Only one GPU is working hard, while the other GPUs are idle
Valdanitooooo opened this issue · 1 comments
Valdanitooooo commented
- I am using EC2 p3.8xlarge:
+-----------------------------------------------------------------------------+
| NVIDIA-SMI 525.85.12 Driver Version: 525.85.12 CUDA Version: 12.0 |
|-------------------------------+----------------------+----------------------+
| GPU Name Persistence-M| Bus-Id Disp.A | Volatile Uncorr. ECC |
| Fan Temp Perf Pwr:Usage/Cap| Memory-Usage | GPU-Util Compute M. |
| | | MIG M. |
|===============================+======================+======================|
| 0 Tesla V100-SXM2... On | 00000000:00:1B.0 Off | 0 |
| N/A 38C P0 64W / 300W | 15741MiB / 16384MiB | 0% Default |
| | | N/A |
+-------------------------------+----------------------+----------------------+
| 1 Tesla V100-SXM2... On | 00000000:00:1C.0 Off | 0 |
| N/A 36C P0 63W / 300W | 725MiB / 16384MiB | 0% Default |
| | | N/A |
+-------------------------------+----------------------+----------------------+
| 2 Tesla V100-SXM2... On | 00000000:00:1D.0 Off | 0 |
| N/A 39C P0 69W / 300W | 725MiB / 16384MiB | 0% Default |
| | | N/A |
+-------------------------------+----------------------+----------------------+
| 3 Tesla V100-SXM2... On | 00000000:00:1E.0 Off | 0 |
| N/A 38C P0 65W / 300W | 725MiB / 16384MiB | 0% Default |
| | | N/A |
+-------------------------------+----------------------+----------------------+
+-----------------------------------------------------------------------------+
| Processes: |
| GPU GI CI PID Type Process name GPU Memory |
| ID ID Usage |
|=============================================================================|
| 0 N/A N/A 32377 C python 15738MiB |
| 1 N/A N/A 32377 C python 722MiB |
| 2 N/A N/A 32377 C python 722MiB |
| 3 N/A N/A 32377 C python 722MiB |
+-----------------------------------------------------------------------------+
- Here is my code:
from transformers import AutoModelForCausalLM, AutoTokenizer
from transformers import pipeline
from langchain.llms import HuggingFacePipeline
def custom_llm():
tokenizer = AutoTokenizer.from_pretrained("databricks/dolly-v2-7b", padding_side="left")

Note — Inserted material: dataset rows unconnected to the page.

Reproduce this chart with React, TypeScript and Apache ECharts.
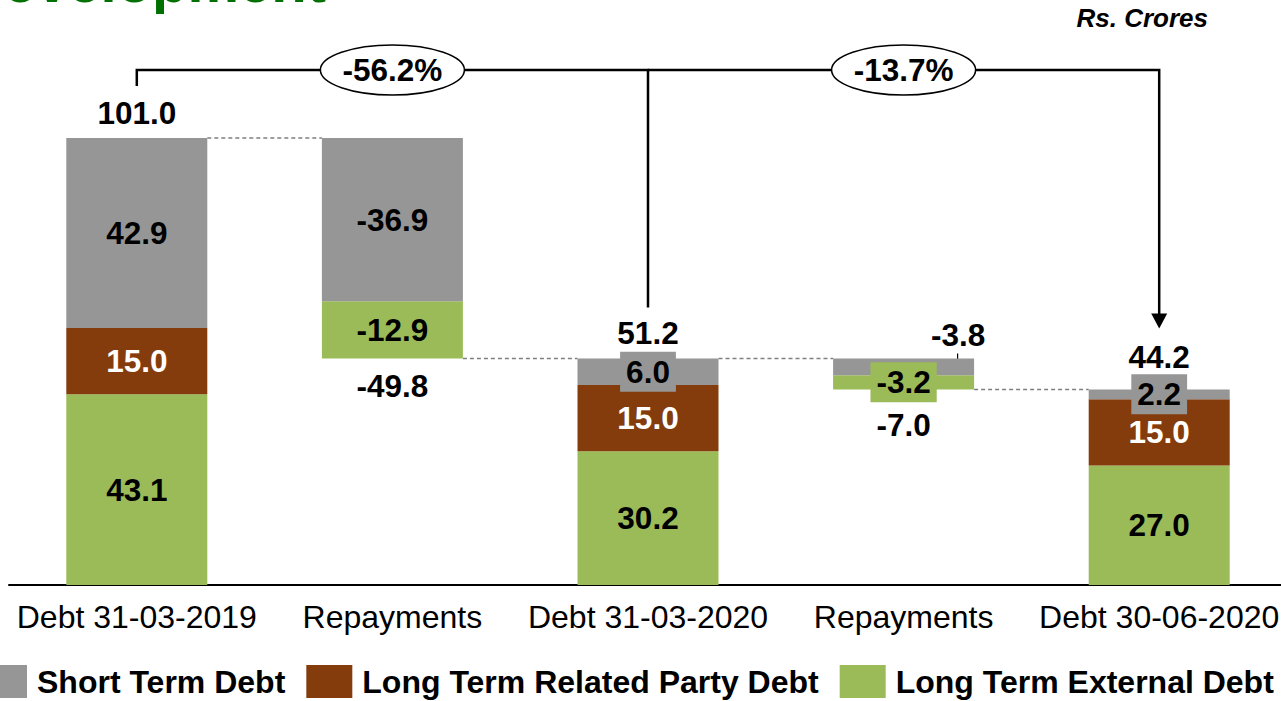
import { useEffect, useRef } from 'react';
import * as echarts from 'echarts';

// Debt positions and the repayments between them (Rs. Crores)
const categories = ['Debt 31-03-2019', 'Repayments', 'Debt 31-03-2020', 'Repayments', 'Debt 30-06-2020'];
const shortTermDebt = [42.9, -36.9, 6.0, -3.8, 2.2];
const relatedPartyDebt = [15.0, 0, 15.0, 0, 15.0];
const externalDebt = [43.1, -12.9, 30.2, -3.2, 27.0];
const totals = [101.0, -49.8, 51.2, -7.0, 44.2];
const periodChanges = ['-56.2%', '-13.7%'];
const seriesNames = ['Short Term Debt', 'Long Term Related Party Debt', 'Long Term External Debt'];

const GRAY = '#969696';
const BROWN = '#843C0C';
const GREEN = '#9BBB59';
const FONT = 'Arial, "Liberation Sans", sans-serif';
const FS = 31.5;
const FS_TEXT = 32;
const BAR_W = 141;
const BRACKET_Y = 70;
const VIEW_W = 1281;
const VIEW_H = 701;
const CHART_W = 1300; // plot runs slightly past the right edge of the view

const isChange = (i: number) => totals[i] < 0;
// floating base of each change column = level after the change
const baseOf = categories.map((_, i) => (i > 0 && isChange(i) ? +(totals[i - 1] + totals[i]).toFixed(1) : 0));
const levelAfter = (i: number) => (isChange(i) ? baseOf[i] : totals[i]);

const valueLabel = {
  show: true,
  position: 'inside',
  fontSize: FS,
  fontWeight: 'bold',
  fontFamily: FONT,
  color: '#000',
};

export default function App() {
  const ref = useRef<HTMLDivElement>(null);

  useEffect(() => {
    document.body.style.margin = '0';
    const chart = echarts.init(ref.current!, undefined, { renderer: 'svg' });

    const fmt = (arr: number[]) => (p: any) => (arr[p.dataIndex] === 0 ? '' : arr[p.dataIndex].toFixed(1));

    const externalData = externalDebt.map((v, i) => {
      const item: any = { value: Math.abs(v) };
      if (i === 3) item.label = { backgroundColor: GREEN, padding: [4, 6, 4, 6] };
      return item;
    });
    const shortData = shortTermDebt.map((v, i) => {
      const item: any = { value: Math.abs(v) };
      if (i === 2 || i === 4) item.label = { backgroundColor: GRAY, padding: [4, 6, 4, 6] };
      if (i === 3) item.label = { position: [125, -23], align: 'center', verticalAlign: 'middle' };
      return item;
    });
    const totalGap = [8.5, 11.5, 8.5, 19.5, 15.5];
    const totalData = totals.map((_, i) => ({
      value: [i, levelAfter(i)],
      label: { position: isChange(i) ? 'bottom' : 'top', distance: totalGap[i] },
    }));

    chart.setOption({
      animation: false,
      grid: { left: 9, right: CHART_W - 9 - 1278, top: 54, bottom: 116 },
      xAxis: {
        type: 'category',
        data: categories,
        axisTick: { show: false },
        axisLine: { lineStyle: { color: '#000', width: 2 } },
        axisLabel: { interval: 0, fontSize: FS_TEXT, color: '#000', fontFamily: FONT, margin: 16 },
      },
      yAxis: { type: 'value', min: 0, max: 120, show: false, splitLine: { show: false } },
      legend: {
        data: seriesNames,
        left: -24,
        top: 660,
        width: 1400,
        itemWidth: 46,
        itemHeight: 33,
        itemGap: 21,
        icon: 'rect',
        selectedMode: false,
        textStyle: { fontSize: FS_TEXT, fontWeight: 'bold', color: '#000', fontFamily: FONT, padding: [0, 0, 0, 5] },
      },
      series: [
        {
          name: 'base',
          type: 'bar',
          stack: 'debt',
          barWidth: BAR_W,
          silent: true,
          itemStyle: { color: 'transparent' },
          data: baseOf,
        },
        {
          name: seriesNames[2],
          type: 'bar',
          stack: 'debt',
          barWidth: BAR_W,
          itemStyle: { color: GREEN },
          label: { ...valueLabel, formatter: fmt(externalDebt) },
          data: externalData,
        },
        {
          name: seriesNames[1],
          type: 'bar',
          stack: 'debt',
          barWidth: BAR_W,
          itemStyle: { color: BROWN },
          label: { ...valueLabel, color: '#fff', formatter: fmt(relatedPartyDebt) },
          data: relatedPartyDebt,
        },
        {
          name: seriesNames[0],
          type: 'bar',
          stack: 'debt',
          barWidth: BAR_W,
          itemStyle: { color: GRAY },
          label: { ...valueLabel, formatter: fmt(shortTermDebt) },
          data: shortData,
        },
        {
          name: 'totals',
          type: 'scatter',
          symbolSize: 1,
          itemStyle: { color: 'transparent', opacity: 1 },
          silent: true,
          label: {
            show: true,
            fontSize: FS,
            fontWeight: 'bold',
            fontFamily: FONT,
            color: '#000',
            opacity: 1,
            formatter: (p: any) => totals[p.dataIndex].toFixed(1),
          },
          data: totalData,
        },
      ],
    });

    const px = (i: number, v: number) => chart.convertToPixel({ gridIndex: 0 }, [i, v]) as number[];
    const hw = BAR_W / 2;
    const graphics: any[] = [];

    // page heading and unit note
    graphics.push({
      type: 'text',
      x: 326,
      y: -19,
      style: { text: 'Development', fill: '#007000', fontSize: 58, fontWeight: 'bold', fontFamily: FONT, align: 'right', verticalAlign: 'middle' },
    });
    graphics.push({
      type: 'text',
      x: 1208,
      y: 18,
      style: { text: 'Rs. Crores', fill: '#000', fontSize: 26, fontWeight: 'bold', fontStyle: 'italic', fontFamily: FONT, align: 'right', verticalAlign: 'middle' },
    });

    // dashed step connectors between columns
    for (let i = 0; i < categories.length - 1; i++) {
      const a = px(i, levelAfter(i));
      const b = px(i + 1, levelAfter(i));
      graphics.push({
        type: 'line',
        shape: { x1: a[0] + hw, y1: a[1], x2: b[0] - hw, y2: b[1] },
        style: { stroke: '#7f7f7f', lineWidth: 1.5, lineDash: [4, 3] },
      });
    }

    // change brackets across periods
    const p0 = px(0, totals[0]);
    const p2 = px(2, totals[2]);
    const p4 = px(4, totals[4]);
    const tipY = p4[1] - 61;
    const lineStyle = { stroke: '#000', lineWidth: 2.5, fill: null };
    graphics.push({
      type: 'polyline',
      shape: { points: [[p0[0], p0[1] - 52], [p0[0], BRACKET_Y], [p2[0], BRACKET_Y], [p2[0], p2[1] - 51]] },
      style: lineStyle,
    });
    graphics.push({
      type: 'polyline',
      shape: { points: [[p2[0], BRACKET_Y], [p4[0], BRACKET_Y], [p4[0], tipY - 12]] },
      style: lineStyle,
    });
    graphics.push({
      type: 'polygon',
      shape: { points: [[p4[0] - 8, tipY - 15], [p4[0] + 8, tipY - 15], [p4[0], tipY]] },
      style: { fill: '#000' },
    });
    const ellipseCenters = [(p0[0] + p2[0]) / 2, (p2[0] + p4[0]) / 2];
    ellipseCenters.forEach((cx, k) => {
      graphics.push({
        type: 'ellipse',
        shape: { cx, cy: BRACKET_Y, rx: 72, ry: 25 },
        style: { fill: '#fff', stroke: '#000', lineWidth: 1.5 },
      });
      graphics.push({
        type: 'text',
        x: cx,
        y: BRACKET_Y,
        style: { text: periodChanges[k], fill: '#000', fontSize: FS, fontWeight: 'bold', fontFamily: FONT, align: 'center', verticalAlign: 'middle' },
      });
    });

    // leader tick for the small short-term repayment label
    const p3 = px(3, totals[2]);
    graphics.push({
      type: 'line',
      shape: { x1: p3[0] + 54, y1: p3[1] - 5, x2: p3[0] + 54, y2: p3[1] + 9 },
      style: { stroke: '#000', lineWidth: 1.2 },
    });

    chart.setOption({ graphic: graphics });

    return () => chart.dispose();
  }, []);

  return (
    <div style={{ width: VIEW_W, height: VIEW_H, overflow: 'hidden' }}>
      <div ref={ref} style={{ width: CHART_W, height: VIEW_H }} />
    </div>
  );
}
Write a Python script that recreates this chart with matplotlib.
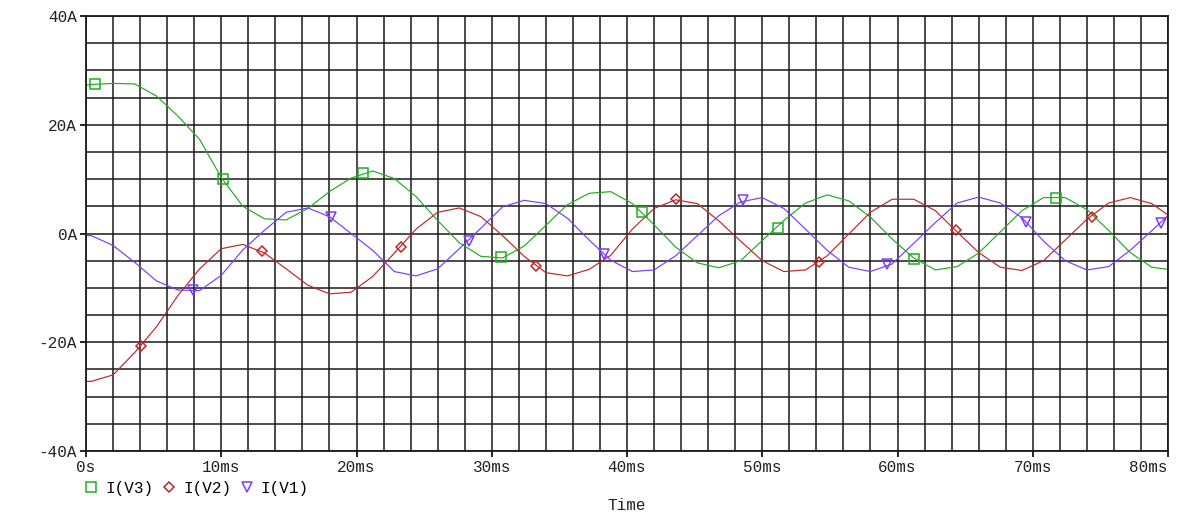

base_model = AutoModelForCausalLM.from_pretrained("databricks/dolly-v2-7b", device_map="auto", torch_dtype=torch.bfloat16)
# base_model = AutoModelForCausalLM.from_pretrained("databricks/dolly-v2-7b", device_map="sequential", torch_dtype=torch.bfloat16)
pipe = pipeline(
"text-generation",
model=base_model,
tokenizer=tokenizer,
max_length=128,
temperature=0.05,
pad_token_id=tokenizer.eos_token_id,
top_p=0.95,
repetition_penalty=1.2
)
global local_llm
local_llm = HuggingFacePipeline(pipeline=pipe)
When max_length reaches 512, I will get an OOM error
Any advice?
srowen commented
You've set device_map="auto". Look at how it has assigned the layers with base_model.hf_device_map. Did it assign to all GPUs? From your output, seems like it almost all loaded on the first GPU. Try balanced, or a custom assignment. This is an HF question, not really about this model.